● **What is needed**
Omit all images, then return the remaining material exactly as it stands.

● **Dataset content**
============
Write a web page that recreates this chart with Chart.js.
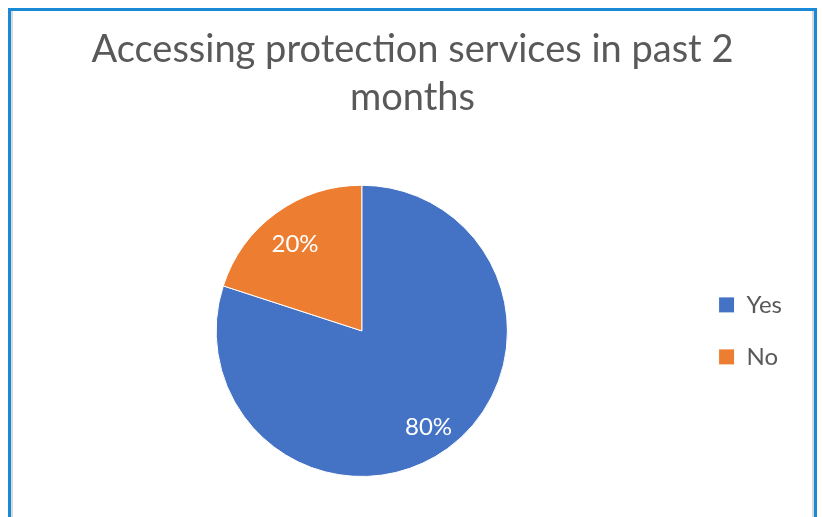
<!DOCTYPE html>
<html>
<head>
<meta charset="utf-8">
<script src="https://cdn.jsdelivr.net/npm/chart.js@4/dist/chart.umd.min.js"></script>
<style>
  html, body { margin: 0; padding: 0; background: #fff; overflow: hidden; }
  /* blue frame round the chart, bottom edge runs off the page */
  .frame {
    position: absolute; left: 8px; top: 8px; width: 809px; height: 600px;
    box-sizing: border-box; border: 3px solid #1a8ad6;
    box-shadow: inset 2px 0 0 #d9d9d9, inset -2px 0 0 #d9d9d9;
  }
  .wrap { position: absolute; left: 0; top: 0; width: 822px; height: 517px; }
</style>
</head>
<body>
<div class="frame"></div>
<div class="wrap"><canvas id="chart"></canvas></div>
<script>
// 数据
const categories = ['Yes', 'No'];
const shares = [80, 20];
const sliceColors = ['#4472C4', '#ED7D31'];
const titleLines = ['Accessing protection services in past 2', 'months'];

const FONT = 'Lato, "Open Sans", sans-serif';
const LABEL_SIZE = 24;

// 在扇区内画百分比标签
const sliceLabels = {
  id: 'sliceLabels',
  afterDatasetsDraw(chart) {
    const { ctx } = chart;
    const meta = chart.getDatasetMeta(0);
    const total = shares.reduce((a, b) => a + b, 0);
    ctx.save();
    ctx.font = LABEL_SIZE + 'px ' + FONT;
    ctx.fillStyle = '#ffffff';
    ctx.textAlign = 'center';
    ctx.textBaseline = 'alphabetic';
    meta.data.forEach((arc, i) => {
      const { x, y, startAngle, endAngle, outerRadius } = arc.getProps(['x', 'y', 'startAngle', 'endAngle', 'outerRadius'], true);
      const mid = (startAngle + endAngle) / 2;
      const r = outerRadius * 0.78;
      const pct = Math.round(shares[i] / total * 100) + '%';
      ctx.fillText(pct, x + Math.cos(mid) * r, y + Math.sin(mid) * r + LABEL_SIZE * 0.53);
    });
    ctx.restore();
  }
};

const chart = new Chart(document.getElementById('chart'), {
  type: 'pie',
  data: {
    labels: categories,
    datasets: [{
      data: shares,
      backgroundColor: sliceColors,
      borderColor: '#ffffff',
      borderWidth: 1,
    }],
  },
  options: {
    responsive: true,
    maintainAspectRatio: false,
    animation: false,
    layout: {
      padding: { left: 33, right: 30, top: 0, bottom: 40 },
    },
    plugins: {
      title: {
        display: true,
        text: titleLines,
        color: '#595959',
        font: { family: FONT, size: 38, weight: 'normal', lineHeight: 1.26 },
        padding: { top: 26, bottom: 63 },
      },
      legend: {
        position: 'right',
        fullSize: false,
        labels: {
          color: '#595959',
          font: { family: FONT, size: 24 },
          boxWidth: 16,
          boxHeight: 16,
          padding: 28,
        },
      },
      tooltip: { enabled: false },
    },
  },
  plugins: [sliceLabels],
});
</script>
</body>
</html>
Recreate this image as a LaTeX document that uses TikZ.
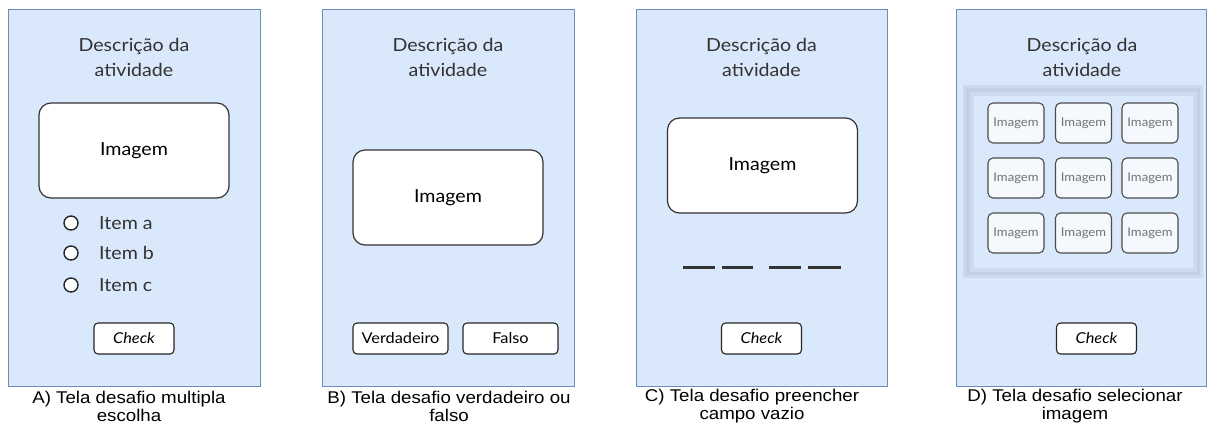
\documentclass[tikz,border=0pt]{standalone}
\usepackage{fontspec}
\setmainfont{Lato}[FakeStretch=1.09]
\newfontfamily\captionfont{Liberation Sans}[FakeStretch=1.1]
\usetikzlibrary{positioning}
\definecolor{screenblue}{HTML}{DAE8FC}
\definecolor{screenedge}{HTML}{6C8EBF}
\definecolor{framedark}{HTML}{C3CFE3}
\definecolor{framelight}{HTML}{CDD9EC}
\definecolor{thumbfill}{HTML}{F5F8FD}

\begin{document}
\begin{tikzpicture}[
  x=1pt, y=-1pt,
  screen/.style={
    draw=screenedge,
    fill=screenblue,
    line width=1pt,
    minimum width=252pt,
    minimum height=377pt,
    inner sep=0pt,
  },
  heading/.style={
    align=center,
    text=black!80,
    font=\fontsize{18}{25}\selectfont,
  },
  imagebox/.style={
    draw=black!80,
    fill=white,
    line width=1.2pt,
    rounded corners=12pt,
    minimum width=190pt,
    minimum height=95pt,
    font=\fontsize{18}{20}\selectfont,
  },
  button/.style={
    draw=black!85,
    fill=white,
    line width=1.1pt,
    rounded corners=4pt,
    minimum width=80pt,
    minimum height=31pt,
    inner sep=0pt,
    font=\fontsize{15}{17}\selectfont,
  },
  radio/.style={
    draw=black!85,
    fill=white,
    circle,
    line width=1.4pt,
    minimum size=14pt,
    inner sep=0pt,
  },
  thumb/.style={
    draw=black!70,
    fill=thumbfill,
    line width=1.1pt,
    rounded corners=5pt,
    minimum width=56pt,
    minimum height=40pt,
    inner sep=0pt,
    text=black!55,
    font=\fontsize{12}{14}\selectfont,
  },
  blank/.style={
    draw=black!80,
    line width=3pt,
  },
  legend/.style={
    align=center,
    font=\captionfont\fontsize{17}{18}\selectfont,
  }
]
  \useasboundingbox (0,0) rectangle (1207,432);

  % === A: multipla escolha ===
  \node[screen] (scr-a) at (134, 197.5) {};
  \node[heading] (desc-a) at (134, 57) {Descrição da\\atividade};
  \node[imagebox] (img-a) at (134, 150.5) {Imagem};
  \node[radio] (opt-a) at (71, 223) {};
  \node[radio] (opt-b) at (71, 253) {};
  \node[radio] (opt-c) at (71, 285) {};
  \node[heading, anchor=west, right=17pt of opt-a] (item-a) {Item a};
  \node[heading, anchor=west, right=17pt of opt-b] (item-b) {Item b};
  \node[heading, anchor=west, right=17pt of opt-c] (item-c) {Item c};
  \node[button] (chk-a) at (134, 338.5) {\itshape Check};
  \node[legend] (cap-a) at (129, 406) {A) Tela desafio multipla\\escolha};

  % === B: verdadeiro ou falso ===
  \node[screen] (scr-b) at (448, 197.5) {};
  \node[heading] (desc-b) at (448, 57) {Descrição da\\atividade};
  \node[imagebox] (img-b) at (448, 197.5) {Imagem};
  \node[button, minimum width=95pt] (btn-true) at (400.5, 338.5) {Verdadeiro};
  \node[button, minimum width=95pt] (btn-false) at (510.5, 338.5) {Falso};
  \node[legend] (cap-b) at (449, 406) {B) Tela desafio verdadeiro ou\\falso};

  % === C: preencher campo vazio ===
  \node[screen, minimum width=251pt] (scr-c) at (761.5, 197.5) {};
  \node[heading] (desc-c) at (761.5, 57) {Descrição da\\atividade};
  \node[imagebox] (img-c) at (762.5, 165.5) {Imagem};
  % blanks to fill in
  \foreach \xa/\xb in {683/715, 722/753, 769/801, 808/841}
    \draw[blank] (\xa, 267) -- (\xb, 267);
  \node[button] (chk-c) at (761.5, 338.5) {\itshape Check};
  \node[legend] (cap-c) at (752, 406) {C) Tela desafio preencher\\campo vazio};

  % === D: selecionar imagem ===
  \node[screen, minimum width=250pt] (scr-d) at (1081.5, 197.5) {};
  \node[heading] (desc-d) at (1082, 57) {Descrição da\\atividade};
  % grid frame
  \fill[framelight] (963, 85) rectangle (1203, 278);
  \fill[framedark] (966, 88) rectangle (1200, 275);
  \fill[framelight] (970, 92) rectangle (1197, 272);
  \fill[screenblue] (974, 96) rectangle (1193, 268);
  \foreach \r/\y in {1/123, 2/178, 3/233}
    \foreach \c/\x in {1/1016, 2/1083.5, 3/1150}
      \node[thumb] (thumb-\r-\c) at (\x, \y) {Imagem};
  \node[button] (chk-d) at (1096.5, 338.5) {\itshape Check};
  \node[legend] (cap-d) at (1075, 406) {D) Tela desafio selecionar\\imagem};

\end{tikzpicture}
\end{document}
============
● **Exercise response**
Write a web page that recreates this chart with Chart.js.
<!DOCTYPE html>
<html>
<head>
<meta charset="utf-8">
<script src="https://cdn.jsdelivr.net/npm/chart.js@4/dist/chart.umd.min.js"></script>
<style>
  html, body { margin: 0; padding: 0; background: #fff; overflow: hidden; }
  /* blue frame round the chart, bottom edge runs off the page */
  .frame {
    position: absolute; left: 8px; top: 8px; width: 809px; height: 600px;
    box-sizing: border-box; border: 3px solid #1a8ad6;
    box-shadow: inset 2px 0 0 #d9d9d9, inset -2px 0 0 #d9d9d9;
  }
  .wrap { position: absolute; left: 0; top: 0; width: 822px; height: 517px; }
</style>
</head>
<body>
<div class="frame"></div>
<div class="wrap"><canvas id="chart"></canvas></div>
<script>
// 数据
const categories = ['Yes', 'No'];
const shares = [80, 20];
const sliceColors = ['#4472C4', '#ED7D31'];
const titleLines = ['Accessing protection services in past 2', 'months'];

const FONT = 'Lato, "Open Sans", sans-serif';
const LABEL_SIZE = 24;

// 在扇区内画百分比标签
const sliceLabels = {
  id: 'sliceLabels',
  afterDatasetsDraw(chart) {
    const { ctx } = chart;
    const meta = chart.getDatasetMeta(0);
    const total = shares.reduce((a, b) => a + b, 0);
    ctx.save();
    ctx.font = LABEL_SIZE + 'px ' + FONT;
    ctx.fillStyle = '#ffffff';
    ctx.textAlign = 'center';
    ctx.textBaseline = 'alphabetic';
    meta.data.forEach((arc, i) => {
      const { x, y, startAngle, endAngle, outerRadius } = arc.getProps(['x', 'y', 'startAngle', 'endAngle', 'outerRadius'], true);
      const mid = (startAngle + endAngle) / 2;
      const r = outerRadius * 0.78;
      const pct = Math.round(shares[i] / total * 100) + '%';
      ctx.fillText(pct, x + Math.cos(mid) * r, y + Math.sin(mid) * r + LABEL_SIZE * 0.53);
    });
    ctx.restore();
  }
};

const chart = new Chart(document.getElementById('chart'), {
  type: 'pie',
  data: {
    labels: categories,
    datasets: [{
      data: shares,
      backgroundColor: sliceColors,
      borderColor: '#ffffff',
      borderWidth: 1,
    }],
  },
  options: {
    responsive: true,
    maintainAspectRatio: false,
    animation: false,
    layout: {
      padding: { left: 33, right: 30, top: 0, bottom: 40 },
    },
    plugins: {
      title: {
        display: true,
        text: titleLines,
        color: '#595959',
        font: { family: FONT, size: 38, weight: 'normal', lineHeight: 1.26 },
        padding: { top: 26, bottom: 63 },
      },
      legend: {
        position: 'right',
        fullSize: false,
        labels: {
          color: '#595959',
          font: { family: FONT, size: 24 },
          boxWidth: 16,
          boxHeight: 16,
          padding: 28,
        },
      },
      tooltip: { enabled: false },
    },
  },
  plugins: [sliceLabels],
});
</script>
</body>
</html>
Recreate this image as a LaTeX document that uses TikZ.
\documentclass[tikz,border=0pt]{standalone}
\usepackage{fontspec}
\setmainfont{Lato}[FakeStretch=1.09]
\newfontfamily\captionfont{Liberation Sans}[FakeStretch=1.1]
\usetikzlibrary{positioning}
\definecolor{screenblue}{HTML}{DAE8FC}
\definecolor{screenedge}{HTML}{6C8EBF}
\definecolor{framedark}{HTML}{C3CFE3}
\definecolor{framelight}{HTML}{CDD9EC}
\definecolor{thumbfill}{HTML}{F5F8FD}

\begin{document}
\begin{tikzpicture}[
  x=1pt, y=-1pt,
  screen/.style={
    draw=screenedge,
    fill=screenblue,
    line width=1pt,
    minimum width=252pt,
    minimum height=377pt,
    inner sep=0pt,
  },
  heading/.style={
    align=center,
    text=black!80,
    font=\fontsize{18}{25}\selectfont,
  },
  imagebox/.style={
    draw=black!80,
    fill=white,
    line width=1.2pt,
    rounded corners=12pt,
    minimum width=190pt,
    minimum height=95pt,
    font=\fontsize{18}{20}\selectfont,
  },
  button/.style={
    draw=black!85,
    fill=white,
    line width=1.1pt,
    rounded corners=4pt,
    minimum width=80pt,
    minimum height=31pt,
    inner sep=0pt,
    font=\fontsize{15}{17}\selectfont,
  },
  radio/.style={
    draw=black!85,
    fill=white,
    circle,
    line width=1.4pt,
    minimum size=14pt,
    inner sep=0pt,
  },
  thumb/.style={
    draw=black!70,
    fill=thumbfill,
    line width=1.1pt,
    rounded corners=5pt,
    minimum width=56pt,
    minimum height=40pt,
    inner sep=0pt,
    text=black!55,
    font=\fontsize{12}{14}\selectfont,
  },
  blank/.style={
    draw=black!80,
    line width=3pt,
  },
  legend/.style={
    align=center,
    font=\captionfont\fontsize{17}{18}\selectfont,
  }
]
  \useasboundingbox (0,0) rectangle (1207,432);

  % === A: multipla escolha ===
  \node[screen] (scr-a) at (134, 197.5) {};
  \node[heading] (desc-a) at (134, 57) {Descrição da\\atividade};
  \node[imagebox] (img-a) at (134, 150.5) {Imagem};
  \node[radio] (opt-a) at (71, 223) {};
  \node[radio] (opt-b) at (71, 253) {};
  \node[radio] (opt-c) at (71, 285) {};
  \node[heading, anchor=west, right=17pt of opt-a] (item-a) {Item a};
  \node[heading, anchor=west, right=17pt of opt-b] (item-b) {Item b};
  \node[heading, anchor=west, right=17pt of opt-c] (item-c) {Item c};
  \node[button] (chk-a) at (134, 338.5) {\itshape Check};
  \node[legend] (cap-a) at (129, 406) {A) Tela desafio multipla\\escolha};

  % === B: verdadeiro ou falso ===
  \node[screen] (scr-b) at (448, 197.5) {};
  \node[heading] (desc-b) at (448, 57) {Descrição da\\atividade};
  \node[imagebox] (img-b) at (448, 197.5) {Imagem};
  \node[button, minimum width=95pt] (btn-true) at (400.5, 338.5) {Verdadeiro};
  \node[button, minimum width=95pt] (btn-false) at (510.5, 338.5) {Falso};
  \node[legend] (cap-b) at (449, 406) {B) Tela desafio verdadeiro ou\\falso};

  % === C: preencher campo vazio ===
  \node[screen, minimum width=251pt] (scr-c) at (761.5, 197.5) {};
  \node[heading] (desc-c) at (761.5, 57) {Descrição da\\atividade};
  \node[imagebox] (img-c) at (762.5, 165.5) {Imagem};
  % blanks to fill in
  \foreach \xa/\xb in {683/715, 722/753, 769/801, 808/841}
    \draw[blank] (\xa, 267) -- (\xb, 267);
  \node[button] (chk-c) at (761.5, 338.5) {\itshape Check};
  \node[legend] (cap-c) at (752, 406) {C) Tela desafio preencher\\campo vazio};

  % === D: selecionar imagem ===
  \node[screen, minimum width=250pt] (scr-d) at (1081.5, 197.5) {};
  \node[heading] (desc-d) at (1082, 57) {Descrição da\\atividade};
  % grid frame
  \fill[framelight] (963, 85) rectangle (1203, 278);
  \fill[framedark] (966, 88) rectangle (1200, 275);
  \fill[framelight] (970, 92) rectangle (1197, 272);
  \fill[screenblue] (974, 96) rectangle (1193, 268);
  \foreach \r/\y in {1/123, 2/178, 3/233}
    \foreach \c/\x in {1/1016, 2/1083.5, 3/1150}
      \node[thumb] (thumb-\r-\c) at (\x, \y) {Imagem};
  \node[button] (chk-d) at (1096.5, 338.5) {\itshape Check};
  \node[legend] (cap-d) at (1075, 406) {D) Tela desafio selecionar\\imagem};

\end{tikzpicture}
\end{document}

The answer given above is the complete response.